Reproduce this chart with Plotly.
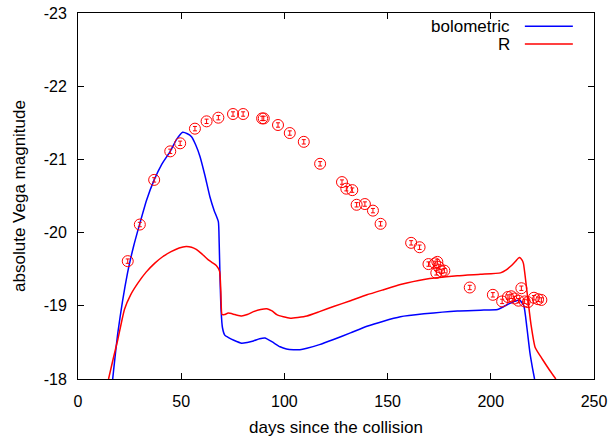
import plotly.graph_objects as go

# ---- data ----
bol_days = [16.8, 19.3, 24.0, 27.0, 30.0, 33.3, 36.9, 40.5, 44.7, 47.7, 50.7, 53.0, 55.0, 57.0,
            59.1, 61.5, 63.9, 66.0, 68.0, 68.4, 68.8, 69.3, 70.0, 71.1, 72.7, 75.5, 79.3, 82.0,
            85.0, 88.0, 90.6, 93.9, 97.9, 101.0, 104.4, 107.5, 110.9, 117.0, 123.8, 132.0, 140.0,
            148.0, 156.2, 167.6, 183.8, 195.0, 203.3, 206.3, 209.0, 211.5, 213.9, 216.0, 217.5,
            219.0, 220.2, 221.2]
bol_mag = [-18.0, -18.63, -19.45, -19.82, -20.13, -20.45, -20.72, -20.93, -21.11, -21.27, -21.37,
           -21.35, -21.31, -21.2, -21.04, -20.78, -20.49, -20.3, -20.15, -19.86, -19.4, -18.95,
           -18.7, -18.6, -18.57, -18.53, -18.49, -18.5, -18.52, -18.55, -18.56, -18.51, -18.44,
           -18.41, -18.40, -18.40, -18.42, -18.47, -18.54, -18.63, -18.72, -18.79, -18.85, -18.89,
           -18.93, -18.94, -18.95, -18.99, -19.03, -19.06, -19.08, -19.0, -18.7, -18.35, -18.15,
           -18.0]

r_days = [14.8, 17.0, 19.3, 22.5, 25.5, 29.0, 33.0, 37.1, 41.0, 45.1, 49.0, 52.4, 55.0, 57.3,
          60.0, 63.0, 65.0, 67.0, 68.6, 69.2, 69.8, 71.0, 72.8, 76.0, 79.3, 82.0, 85.0, 88.5,
          91.5, 94.0, 96.3, 99.5, 102.8, 106.5, 110.9, 117.0, 123.8, 132.0, 140.0, 148.0, 156.2,
          167.6, 183.8, 195.0, 204.7, 207.5, 209.6, 212.0, 213.3, 214.0, 215.0, 215.8, 217.5,
          219.5, 221.5, 225.0, 228.5, 231.5]
r_mag = [-18.0, -18.27, -18.54, -18.95, -19.15, -19.31, -19.46, -19.58, -19.67, -19.74, -19.79,
         -19.81, -19.8, -19.77, -19.71, -19.63, -19.59, -19.55, -19.47, -19.2, -18.88, -18.88,
         -18.9, -18.88, -18.86, -18.88, -18.92, -18.95, -18.96, -18.93, -18.88, -18.85, -18.83,
         -18.84, -18.86, -18.92, -18.99, -19.07, -19.15, -19.22, -19.29, -19.36, -19.41, -19.43,
         -19.45, -19.49, -19.54, -19.61, -19.65, -19.66, -19.63, -19.58, -19.2, -18.74, -18.43,
         -18.27, -18.12, -18.0]

obs_days = [24.1, 29.95, 36.9, 44.7, 49.5, 56.65, 62.3, 68.0, 75.1, 80.0, 89.2, 90.0, 96.9, 102.6,
            109.4, 117.3, 127.9, 130.0, 132.9, 135.0, 139.0, 142.9, 146.6, 161.4, 165.5, 169.8,
            173.0, 174.1, 174.8, 173.6, 176.2, 177.5, 189.8, 201.0, 205.5, 208.3, 209.9, 211.5,
            213.4, 214.8, 216.4, 218.0, 220.9, 222.9, 224.5]
obs_mag = [-19.61, -20.11, -20.72, -21.11, -21.22, -21.42, -21.52, -21.57, -21.62, -21.62, -21.56,
           -21.56, -21.47, -21.36, -21.24, -20.94, -20.69, -20.60, -20.58, -20.38, -20.39, -20.30,
           -20.12, -19.86, -19.80, -19.57, -19.58, -19.60, -19.53, -19.45, -19.47, -19.48, -19.25,
           -19.15, -19.06, -19.12, -19.13, -19.10, -19.07, -19.24, -19.06, -19.05, -19.11, -19.09,
           -19.08]
obs_err = [0.03] * len(obs_mag)

x_ticks = [0, 50, 100, 150, 200, 250]
y_ticks = [-18, -19, -20, -21, -22, -23]
y_tick_text = ["-18", "-19", "-20", "-21", "-22", "-23"]

FONT = "Liberation Sans, Arial, sans-serif"
TICK_SIZE = 16
TEXT_SIZE = 17

fig = go.Figure()
fig.add_trace(go.Scatter(x=bol_days, y=bol_mag, mode="lines", name="bolometric",
                         line=dict(color="#0000ff", width=1.5, shape="spline", smoothing=0.5)))
fig.add_trace(go.Scatter(x=r_days, y=r_mag, mode="lines", name="R",
                         line=dict(color="#ff0000", width=1.5, shape="spline", smoothing=0.5)))
fig.add_trace(go.Scatter(x=obs_days, y=obs_mag, mode="markers", showlegend=False,
                         marker=dict(symbol="circle-open", size=11, color="#ff0000",
                                     line=dict(width=1, color="#ff0000")),
                         error_y=dict(type="data", array=obs_err, color="#ff0000",
                                      thickness=1, width=2)))

# gnuplot-style key: text right-aligned, line sample to the right
key = [("bolometric", "#0000ff", 0.964), ("R", "#ff0000", 0.915)]
for label, col, yy in key:
    fig.add_annotation(x=0.842, y=yy, xref="paper", yref="paper", text=label,
                       showarrow=False, xanchor="right", yanchor="middle",
                       font=dict(family=FONT, size=TEXT_SIZE, color="black"))
    fig.add_shape(type="line", xref="paper", yref="paper", x0=0.866, x1=0.959,
                  y0=yy, y1=yy, line=dict(color=col, width=1.5))

axis_common = dict(showline=True, linecolor="black", linewidth=1, mirror="allticks",
                   ticks="inside", ticklen=6, tickcolor="black", showgrid=False,
                   zeroline=False, automargin=False, ticklabeloverflow="allow",
                   tickfont=dict(family=FONT, size=TICK_SIZE, color="black"))

fig.update_xaxes(range=[0, 250], tickvals=x_ticks, ticklabelstandoff=8,
                 title=dict(text="days since the collision", standoff=12,
                            font=dict(family=FONT, size=TEXT_SIZE, color="black")),
                 **axis_common)
fig.update_yaxes(range=[-18, -23], tickvals=y_ticks, ticktext=y_tick_text,
                 ticklabelstandoff=7,
                 title=dict(text="absolute Vega magnitude", standoff=13,
                            font=dict(family=FONT, size=TEXT_SIZE, color="black")),
                 **axis_common)

fig.update_layout(width=612, height=437, showlegend=False,
                  margin=dict(l=78, r=18, t=13, b=58),
                  paper_bgcolor="white", plot_bgcolor="white",
                  font=dict(family=FONT, size=TEXT_SIZE, color="black"))

# remove the browser's default 8px page margin so the figure fills the window
fig.write_html("out.html", config={"displayModeBar": False},
               post_script="document.body.style.margin='0';")
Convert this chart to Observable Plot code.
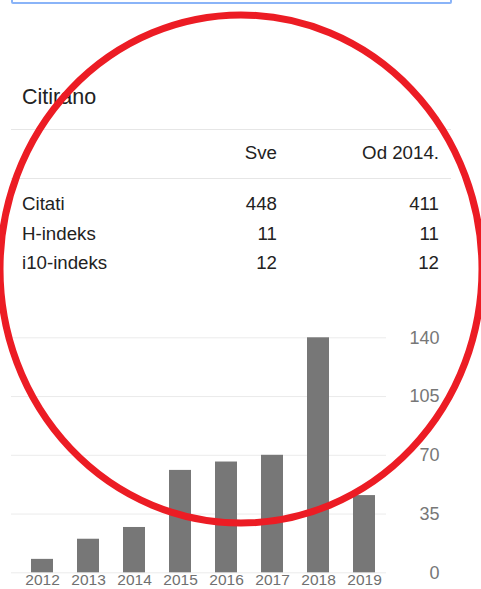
<!DOCTYPE html>
<html>
<head>
<meta charset="utf-8">
<script src="https://cdn.jsdelivr.net/npm/d3@7"></script>
<script src="https://cdn.jsdelivr.net/npm/@observablehq/plot@0.6"></script>
<style>
  html, body { margin: 0; padding: 0; background: #fff; }
  body { width: 481px; height: 589px; position: relative; overflow: hidden;
         font-family: Arial, "Liberation Sans", sans-serif; }
  .abs { position: absolute; line-height: 1; white-space: nowrap; }
  .search { position: absolute; left: 11px; top: -40px; width: 437px; height: 40px;
            border: 2px solid #8ab4f8; border-radius: 2px; box-sizing: content-box; }
  .hr { position: absolute; left: 11px; width: 440px; height: 1px; background: #e6e6e6; }
  #chart { position: absolute; left: 0; top: 310px; }
  #mark { position: absolute; left: 0; top: 0; pointer-events: none; }
</style>
</head>
<body>
<div class="search"></div>
<div id="table"></div>
<div id="chart"></div>
<svg id="mark" width="481" height="589"></svg>
<script>
// ---- data ----
const title = "Citirano";
const colHeaders = ["Sve", "Od 2014."];
const rowLabels = ["Citati", "H-indeks", "i10-indeks"];
const valuesAll = [448, 11, 12];
const valuesSince = [411, 11, 12];
const years = ["2012", "2013", "2014", "2015", "2016", "2017", "2018", "2019"];
const citations = [8, 20, 27, 61, 66, 70, 140, 46];
const yTicks = [0, 35, 70, 105, 140];

// ---- stats table (HTML) ----
const table = document.getElementById("table");
function addText(txt, opts) {
  const d = document.createElement("div");
  d.className = "abs";
  d.textContent = txt;
  Object.assign(d.style, opts);
  table.appendChild(d);
}
addText(title, { left: "22px", top: "86.8px", fontSize: "21.5px", color: "#222" });
const hr1 = document.createElement("div"); hr1.className = "hr"; hr1.style.top = "129px"; table.appendChild(hr1);
const hr2 = document.createElement("div"); hr2.className = "hr"; hr2.style.top = "177.5px"; table.appendChild(hr2);
const rightEdges = ["204px", "42px"];
colHeaders.forEach((h, i) => addText(h, { right: rightEdges[i], top: "144.2px", fontSize: "18.7px", color: "#222" }));
const rowTops = [195.2, 225.0, 253.6];
rowLabels.forEach((r, i) => {
  addText(r, { left: "22px", top: rowTops[i] + "px", fontSize: "18.7px", color: "#222" });
  addText(String(valuesAll[i]), { right: rightEdges[0], top: rowTops[i] + "px", fontSize: "18.7px", color: "#222" });
  addText(String(valuesSince[i]), { right: rightEdges[1], top: rowTops[i] + "px", fontSize: "18.7px", color: "#222" });
});

// ---- bar chart (Plot) ----
const data = years.map((y, i) => ({ year: y, count: citations[i] }));
const chart = Plot.plot({
  width: 481,
  height: 279,
  marginTop: 27.3,
  marginBottom: 16.7,
  marginLeft: 11,
  marginRight: 95,
  style: { background: "transparent", fontFamily: "Arial, 'Liberation Sans', sans-serif", overflow: "visible" },
  x: { domain: years, paddingInner: 0.53, paddingOuter: 0.267, align: 0.64, label: null },
  y: { domain: [0, 140], label: null },
  marks: [
    Plot.gridY(yTicks, { stroke: "#ebebeb", strokeOpacity: 1, strokeWidth: 1 }),
    Plot.barY(data, { x: "year", y: "count", fill: "#777777" }),
    Plot.axisX({ tickSize: 0, tickPadding: 1.5, fontSize: 15.5, fill: "#707070", label: null }),
    Plot.axisY(yTicks, { anchor: "right", tickSize: 0, tickPadding: 53, textAnchor: "end", fontSize: 18, fill: "#777", label: null })
  ]
});
document.getElementById("chart").appendChild(chart);

// ---- red hand-drawn annotation ring ----
const mark = d3.select("#mark");
mark.append("ellipse")
  .attr("cx", 241).attr("cy", 269).attr("rx", 241).attr("ry", 254)
  .attr("fill", "none").attr("stroke", "#ec1c24").attr("stroke-width", 7);
</script>
</body>
</html>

=== Work required ===
Keep to the stretch from the line containing "Convert this chart to Observable Plot code." through the line containing "const yTicks = [0, 35, 70, 105, 140];", both ends included, and copy it exactly from the listing above, minus the pictures.

=== Result for this exercise ===
Convert this chart to Observable Plot code.
<!DOCTYPE html>
<html>
<head>
<meta charset="utf-8">
<script src="https://cdn.jsdelivr.net/npm/d3@7"></script>
<script src="https://cdn.jsdelivr.net/npm/@observablehq/plot@0.6"></script>
<style>
  html, body { margin: 0; padding: 0; background: #fff; }
  body { width: 481px; height: 589px; position: relative; overflow: hidden;
         font-family: Arial, "Liberation Sans", sans-serif; }
  .abs { position: absolute; line-height: 1; white-space: nowrap; }
  .search { position: absolute; left: 11px; top: -40px; width: 437px; height: 40px;
            border: 2px solid #8ab4f8; border-radius: 2px; box-sizing: content-box; }
  .hr { position: absolute; left: 11px; width: 440px; height: 1px; background: #e6e6e6; }
  #chart { position: absolute; left: 0; top: 310px; }
  #mark { position: absolute; left: 0; top: 0; pointer-events: none; }
</style>
</head>
<body>
<div class="search"></div>
<div id="table"></div>
<div id="chart"></div>
<svg id="mark" width="481" height="589"></svg>
<script>
// ---- data ----
const title = "Citirano";
const colHeaders = ["Sve", "Od 2014."];
const rowLabels = ["Citati", "H-indeks", "i10-indeks"];
const valuesAll = [448, 11, 12];
const valuesSince = [411, 11, 12];
const years = ["2012", "2013", "2014", "2015", "2016", "2017", "2018", "2019"];
const citations = [8, 20, 27, 61, 66, 70, 140, 46];
const yTicks = [0, 35, 70, 105, 140];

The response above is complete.